Equilibrium thermodynamic reaction pathways of Hg have been calculated for new analytical data from a number of hydrothermal environments in the Taupo Volcanic Zone, using reaction path simulation algorithms. The calculations suggest that Hg is present in the near-neutral chloride reservoir fluids of the Kawerau, Ohaaki, and Rotokawa geothermal systems principally as Hg°(aq) but in concentrations that are uniformly undersaturated with respect to Hg mineral phases. Simulated conductive cooling of these fluids (without gas loss) leads to the precipitation of cinnabar, whereas adiabatic cooling strongly partitions Hg into the vapor phase. Simulated condensation of Hg-bearing geothermal vapors into shallow (T = 100°C), oxygenated ground waters is predicted to lead to near-quantitative precipitation of Hg as cinnabar, whereas unhindered passage of the Hg(g)-bearing vapors to the surface may result in condensation of Hg(g) to liquid Hg (quicksilver) at temperatures <5°C. The modeled results are consistent with observed Hg enrichment in production well cuttings from the upper 100 m of the Kawerau reservoir.

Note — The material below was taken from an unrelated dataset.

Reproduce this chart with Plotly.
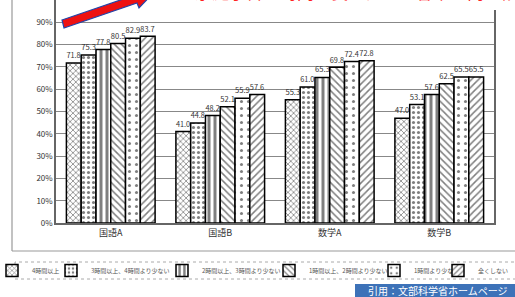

Speciation calculations show that Hg in 270°C fumarolic gases at the White Island volcano is present predominantly as gaseous Hg°, with gas species HgCl2 and HgS being some four and five orders of magnitude less abundant, respectively. Simulated conductive cooling of the fumarolic gas leads to the precipitation of elemental sulfur at 265°C and cinnabar at 187°C along the fumarolic conduits, whereas condensation of these vapors into either acidic brines or shallow acidic condensates at 100°C also leads to the precipitation of cinnabar.

Hg in the Ruapehu Crater Lake is calculated to be present mainly as Hg(HS)°2 and, at 0.13 μg/l concentration, the lake is supersaturated with respect to cinnabar. Simulated heating of the lake water shows that this phase undersaturates at about 105°C, suggesting that the 0.1-μg/l Hg concentration in the lake probably represents quenched equilibrium conditions from the vent. Collectively, these investigations suggest that Hg behaves largely as a conservative constituent in the high-temperature portions of the magmatic and hydrothermal Taupo Volcanic Zone environments.